Population & economy
Pakistan's population is growing rapidly, posing a threat the economic growth process. World Bank Country Director recently said that Pakistan will have to reduce its current population growth rate to half in the next 30 years to achieve the status of a high middle-income country, as the current pace of increase in population is a barrier to becoming a prosperous nation: "Pakistan will remain a low-income country even after 30 years when it turns 100, if it does not control the exploding population bomb." According to him, for the next 30 years, there are two possible pathways for Pakistan's economy and two different futures. The recent population census revealed a number of 218 million. If we project that to 2047, then Pakistan's population will be 400 million people.
If we project the economic growth rate of the last 70 years to next 30 years, then the GDP per capita of Pakistan could be the same as today. Pakistan's per capita income is $1,629, which clubs it among low-income nations. On the other hand, if Pakistan is able to contain its population growth rate to around 1% or below and the economy grows at a higher rate than 8%, Pakistan's GDP per capita will be around $10,000 in 2047. At slightly over $12,000 per capita income, a country is treated as a high income nation. Thus the next 10 years are critical to lay the foundation for a more prosperous economy when Pakistan turns 100 years old.

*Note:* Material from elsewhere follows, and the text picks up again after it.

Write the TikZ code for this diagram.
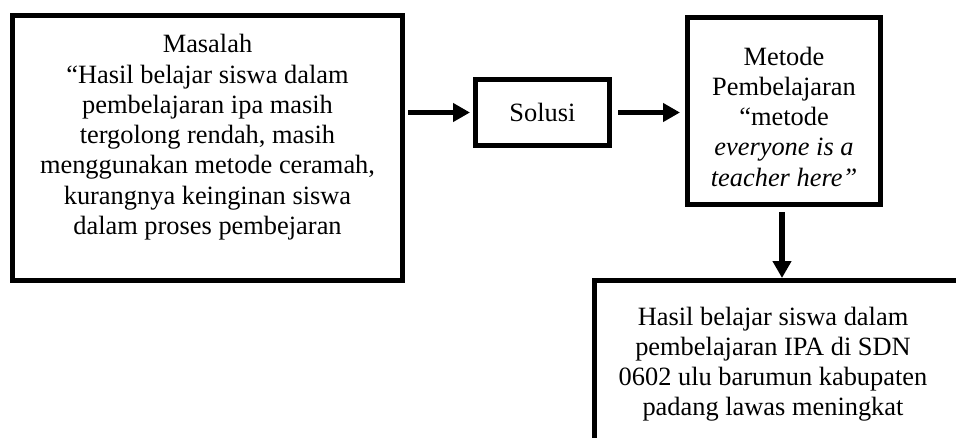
\documentclass[tikz,border=0pt]{standalone}
\usepackage{fontspec}
\setmainfont{Liberation Serif}
\usetikzlibrary{arrows.meta,calc}
\tikzset{
  boxnode/.style={draw, line width=5pt, inner sep=0pt, outer sep=0pt, align=center,
    font=\fontsize{26.4}{30.3}\selectfont},
  flow/.style={line width=5.5pt, -{Triangle[length=17pt,width=18pt]}},
}
\newcommand{\boxtxt}[4]{\parbox[c][#1][t]{#2}{\centering\vspace*{#3}\rule{0pt}{20pt}#4}}
\begin{document}
\begin{tikzpicture}[x=1pt,y=-1pt]
\useasboundingbox (0,0) rectangle (956,437);
\clip (0,0) rectangle (956,437);
\node[boxnode, minimum width=390pt, minimum height=265pt] (masalah) at (207.5,148)
  {\boxtxt{265pt}{380pt}{17.2pt}{Masalah\\“Hasil belajar siswa dalam\\pembelajaran ipa masih\\tergolong rendah, masih\\menggunakan metode ceramah,\\kurangnya keinginan siswa\\dalam proses pembejaran}};
\node[boxnode, minimum width=134pt, minimum height=66pt] (solusi) at (542.5,112.5) {Solusi};
\node[boxnode, minimum width=193pt, minimum height=187pt] (metode) at (784,111)
  {\boxtxt{187pt}{185pt}{27.5pt}{Metode\\Pembelajaran\\“metode\\\textit{everyone is a}\\\textit{teacher here”}}};
\node[boxnode, minimum width=366.5pt, minimum height=199.5pt] (hasil) at (777.75,380.25)
  {\boxtxt{199.5pt}{340pt}{24.5pt}{Hasil belajar siswa dalam\\pembelajaran IPA di SDN\\0602 ulu barumun kabupaten\\padang lawas meningkat}\hspace*{9.5pt}};
\draw[flow] ($(masalah.east |- solusi.west)+(5.5,0)$) -- ($(solusi.west)+(-5.5,0)$);
\draw[flow] ($(solusi.east)+(8.5,0)$) -- ($(metode.west |- solusi.east)+(-7.5,0)$);
\draw[flow] ($(metode.south)+(-2,7.5)$) -- ($(metode.south |- hasil.north)+(-2,-2.5)$);
\end{tikzpicture}
\end{document}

The population issue needs to be viewed in the wider economic context. Pakistan's economy is facing short-term headwinds that are largely caused by an external trade situation. The headwinds are likely to continue until adjustments are made in the macroeconomic framework. Even after 5.2% recent devaluation of the rupee, Pakistan needs more flexibility to enhance the foreign currency reserves in order to stabilise them around two and half months of import bill cover. It may be added here that the country booked seven-month highest ever current account deficit of $9.2 billion during July-January period, which was higher than its annual projection. With widening current account deficit, the foreign currency reserves declined to only $12.8 billion.
The tax-to-GDP ratio has increased to 12.4% but still it is not adequate, as less than 1% of the population is currently in the tax base. To address the situation experts say there should be greater coordination between the federal and provincial governments on tax policy and their operations. To avoid going to IMF again, it is important that we should have revenues growing, exports earnings going up and import bill is manageable within limits. Pakistan did well during the first two years of IMF programme in 2013 and 2014 when the government took stabilisation measures. Resultantly, Pakistan had the best growth rate in 2016-17 in 10 years. The tax-to-GDP ratio rose and budget deficit was fairly managed.

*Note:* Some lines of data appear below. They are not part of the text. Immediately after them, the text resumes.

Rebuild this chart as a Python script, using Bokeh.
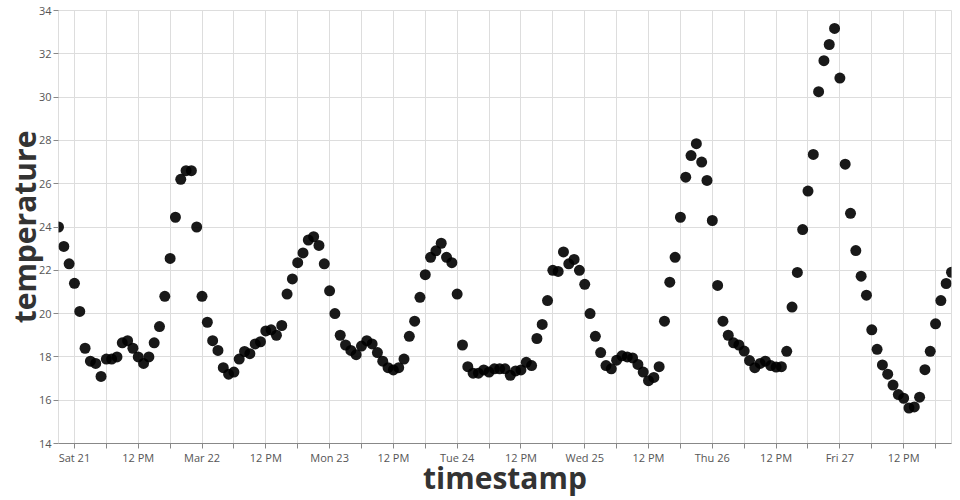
import pandas as pd
from bokeh.plotting import figure
from bokeh.models import ColumnDataSource, FixedTicker, Range1d
from bokeh.embed import file_html
from bokeh.resources import INLINE

start_time = "2020-03-20 21:00"
temperature = [
    24.0, 23.1, 22.3, 21.4, 20.1, 18.4, 17.8, 17.7, 17.1, 17.9,
    17.9, 18.0, 18.65, 18.75, 18.4, 18.0, 17.7, 18.0, 18.65, 19.4,
    20.8, 22.55, 24.45, 26.2, 26.6, 26.6, 24.0, 20.8, 19.6, 18.75,
    18.3, 17.5, 17.2, 17.3, 17.9, 18.25, 18.15, 18.6, 18.7, 19.2,
    19.25, 19.0, 19.45, 20.9, 21.6, 22.35, 22.8, 23.4, 23.55, 23.15,
    22.3, 21.05, 20.0, 19.0, 18.55, 18.3, 18.1, 18.5, 18.75, 18.6,
    18.2, 17.8, 17.5, 17.4, 17.5, 17.9, 18.95, 19.65, 20.75, 21.8,
    22.6, 22.9, 23.25, 22.6, 22.35, 20.9, 18.55, 17.55, 17.25, 17.25,
    17.4, 17.3, 17.45, 17.45, 17.45, 17.15, 17.35, 17.4, 17.75, 17.6,
    18.85, 19.5, 20.6, 22.0, 21.95, 22.85, 22.3, 22.5, 22.0, 21.35,
    20.0, 18.95, 18.2, 17.6, 17.45, 17.85, 18.05, 18.0, 17.95, 17.65,
    17.3, 16.9, 17.05, 17.55, 19.65, 21.45, 22.6, 24.45, 26.3, 27.3,
    27.85, 27.0, 26.15, 24.3, 21.3, 19.65, 19.0, 18.65, 18.55, 18.27,
    17.83, 17.5, 17.7, 17.8, 17.6, 17.53, 17.55, 18.26, 20.3, 21.9,
    23.88, 25.66, 27.35, 30.25, 31.68, 32.43, 33.17, 30.88, 26.9, 24.63,
    22.91, 21.73, 20.85, 19.25, 18.35, 17.63, 17.2, 16.7, 16.26, 16.09,
    15.64, 15.69, 16.14, 17.41, 18.26, 19.53, 20.6, 21.39, 21.91,
]
tick_times = ["2020-03-21 00:00", "2020-03-21 12:00", "2020-03-22 00:00", "2020-03-22 12:00",
              "2020-03-23 00:00", "2020-03-23 12:00", "2020-03-24 00:00", "2020-03-24 12:00",
              "2020-03-25 00:00", "2020-03-25 12:00", "2020-03-26 00:00", "2020-03-26 12:00",
              "2020-03-27 00:00", "2020-03-27 12:00"]
tick_labels = ["Sat 21", "12 PM", "Mar 22", "12 PM", "Mon 23", "12 PM", "Tue 24", "12 PM",
               "Wed 25", "12 PM", "Thu 26", "12 PM", "Fri 27", "12 PM"]
minor_times = ["2020-03-21 06:00", "2020-03-21 18:00", "2020-03-22 06:00", "2020-03-22 18:00",
               "2020-03-23 06:00", "2020-03-23 18:00", "2020-03-24 06:00", "2020-03-24 18:00",
               "2020-03-25 06:00", "2020-03-25 18:00", "2020-03-26 06:00", "2020-03-26 18:00",
               "2020-03-27 06:00", "2020-03-27 18:00"]
y_ticks = [14, 16, 18, 20, 22, 24, 26, 28, 30, 32, 34]

timestamps = pd.date_range(start=start_time, periods=len(temperature), freq="h")
src = ColumnDataSource(dict(timestamp=timestamps, temperature=temperature))

def ms(t):
    return int(pd.Timestamp(t).value // 10**6)

major_ms = [ms(t) for t in tick_times]
minor_ms = [ms(t) for t in minor_times]

p = figure(x_axis_type="datetime", output_backend="svg", toolbar_location=None,
           width=960, height=500,
           min_border_left=58, min_border_right=9, min_border_top=10, min_border_bottom=56,
           x_range=Range1d(timestamps[0], timestamps[-1]), y_range=Range1d(14, 34))

p.scatter("timestamp", "temperature", source=src, size=11,
          fill_color="black", fill_alpha=0.9, line_color=None)

p.xaxis.ticker = FixedTicker(ticks=major_ms, minor_ticks=minor_ms)
p.xaxis.major_label_overrides = {m: l for m, l in zip(major_ms, tick_labels)}
p.yaxis.ticker = FixedTicker(ticks=y_ticks, minor_ticks=[])

p.xgrid.minor_grid_line_color = "#dddddd"
for g in (p.xgrid, p.ygrid):
    g.grid_line_color = "#dddddd"
    g.grid_line_width = 1
p.outline_line_color = "#dddddd"

for ax in (p.xaxis, p.yaxis):
    ax.axis_line_color = "#888888"
    ax.major_tick_line_color = "#888888"
    ax.minor_tick_line_color = "#888888"
    ax.major_tick_out = 5
    ax.major_tick_in = 0
    ax.minor_tick_in = 0
    ax.major_label_text_font = "Open Sans"
    ax.major_label_text_font_size = "11px"
    ax.major_label_text_color = "#555555"
    ax.major_label_standoff = 2
    ax.axis_label_text_font = "Open Sans"
    ax.axis_label_text_font_style = "bold"
    ax.axis_label_text_font_size = "30px"
    ax.axis_label_text_color = "#333333"

p.xaxis.major_label_standoff = 1
p.xaxis.axis_label_standoff = -11
p.yaxis.axis_label_standoff = -9
p.xaxis.minor_tick_out = 5
p.yaxis.minor_tick_out = 0
p.yaxis.axis_line_color = None
p.xaxis.axis_label = "timestamp"
p.yaxis.axis_label = "temperature"

open("out.html", "w").write(file_html(p, INLINE))
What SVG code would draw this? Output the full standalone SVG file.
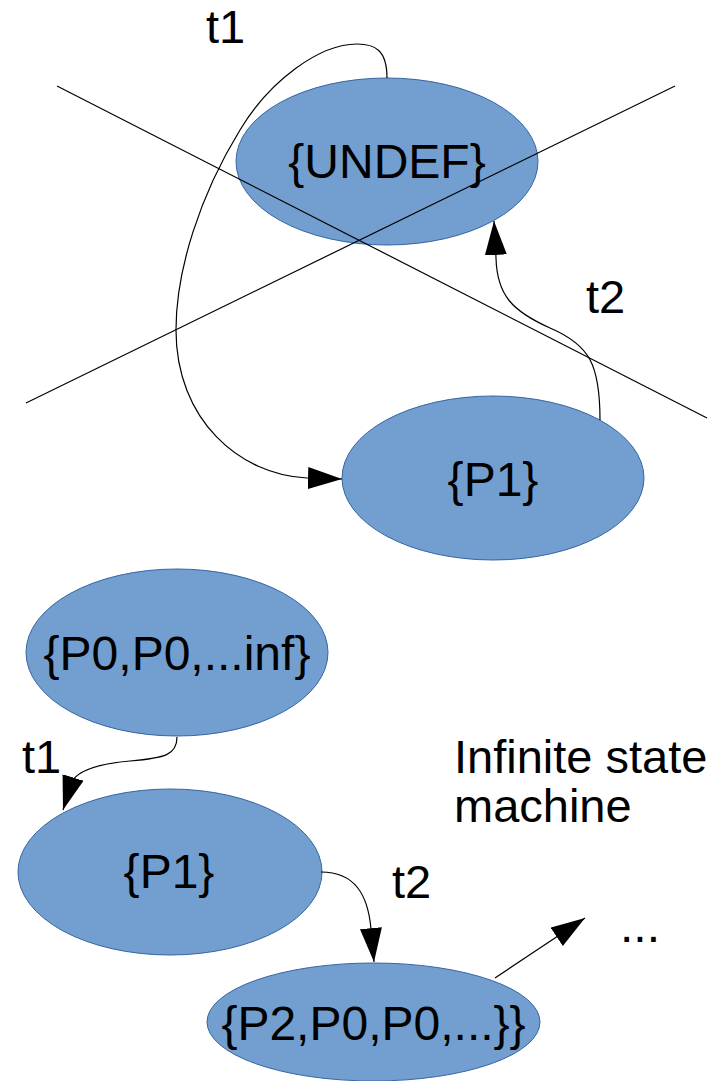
<svg xmlns="http://www.w3.org/2000/svg" width="722" height="1081" viewBox="0 0 722 1081">
<style>
.node{fill:#729fcf;stroke:#3465a4;stroke-width:1}
.nt{font-family:"Liberation Sans",Arial,sans-serif;font-size:48px;fill:#000;text-anchor:middle}
.lb{font-family:"Liberation Sans",Arial,sans-serif;font-size:47px;fill:#000}
.edge{fill:none;stroke:#000;stroke-width:1.2}
.cross{stroke:#000;stroke-width:1.2}
</style>
<defs>
<marker id="arr" markerUnits="userSpaceOnUse" markerWidth="34" markerHeight="22" refX="34" refY="11" orient="auto">
<path d="M0,0 L34,11 L0,22 z" fill="#000"/>
</marker>
</defs>
<rect width="722" height="1081" fill="#fff"/>
<g id="undef"><ellipse class="node" cx="387" cy="161.5" rx="151" ry="83.5"/><text class="nt" x="387" y="178">{UNDEF}</text></g>
<g id="p1top"><ellipse class="node" cx="493" cy="478" rx="151" ry="82"/><text class="nt" x="493" y="496">{P1}</text></g>
<g id="p0"><ellipse class="node" cx="177" cy="652.5" rx="151" ry="83.5"/><text class="nt" x="177" y="670">{P0,P0,...inf}</text></g>
<g id="p1bot"><ellipse class="node" cx="170" cy="872" rx="152" ry="83"/><text class="nt" x="169" y="888">{P1}</text></g>
<g id="p2"><ellipse class="node" cx="373.5" cy="1022" rx="166.5" ry="59"/><text class="nt" x="373.5" y="1040">{P2,P0,P0,...}}</text></g>
<g id="connectors">
<path class="edge" d="M387,78 C387,50 375,44 357,44 C320,44 270,80 240,130 C200,195 176,270 176,330 C176,420 240,475 307,478 L342,479" marker-end="url(#arr)"/>
<path class="edge" d="M600,420 C600,365 590,345 550,328 C512,311 497,295 496,258 L494,221" marker-end="url(#arr)"/>
<path class="edge" d="M177,737 C177,755 165,758 130,761 C95,764 78,772 72,781 L63,810" marker-end="url(#arr)"/>
<path class="edge" d="M321,872 C355,872 368,895 371,929 L374,962" marker-end="url(#arr)"/>
<path class="edge" d="M495,978 L585,918" marker-end="url(#arr)"/>
</g>
<g id="crossout">
<line class="cross" x1="57" y1="86" x2="707" y2="418"/>
<line class="cross" x1="26" y1="403" x2="675" y2="86"/>
</g>
<g id="labels">
<text class="lb" x="206" y="43">t1</text>
<text class="lb" x="586" y="313">t2</text>
<text class="lb" x="22" y="773">t1</text>
<text class="lb" x="392" y="898">t2</text>
<text class="lb" x="454" y="773">Infinite state</text>
<text class="lb" x="454" y="822">machine</text>
<text class="nt" x="620" y="942" style="text-anchor:start">...</text>
</g>
</svg>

But in the last one year, the external sector situation has caused the current problems that Pakistan's economy is facing today. Many economic challenges exist because of lack of political consensus. If political consensus is reached among major political parties and other key stakeholders, then the direction of the economy will be on a sustainable path. The government's official target is 6% GDP growth but the latest reports show that the World Bank was still looking at GDP projections and would give its number for the current fiscal year in the next few weeks. In a nutshell, all economic progress will be nullified if we do not check population growth.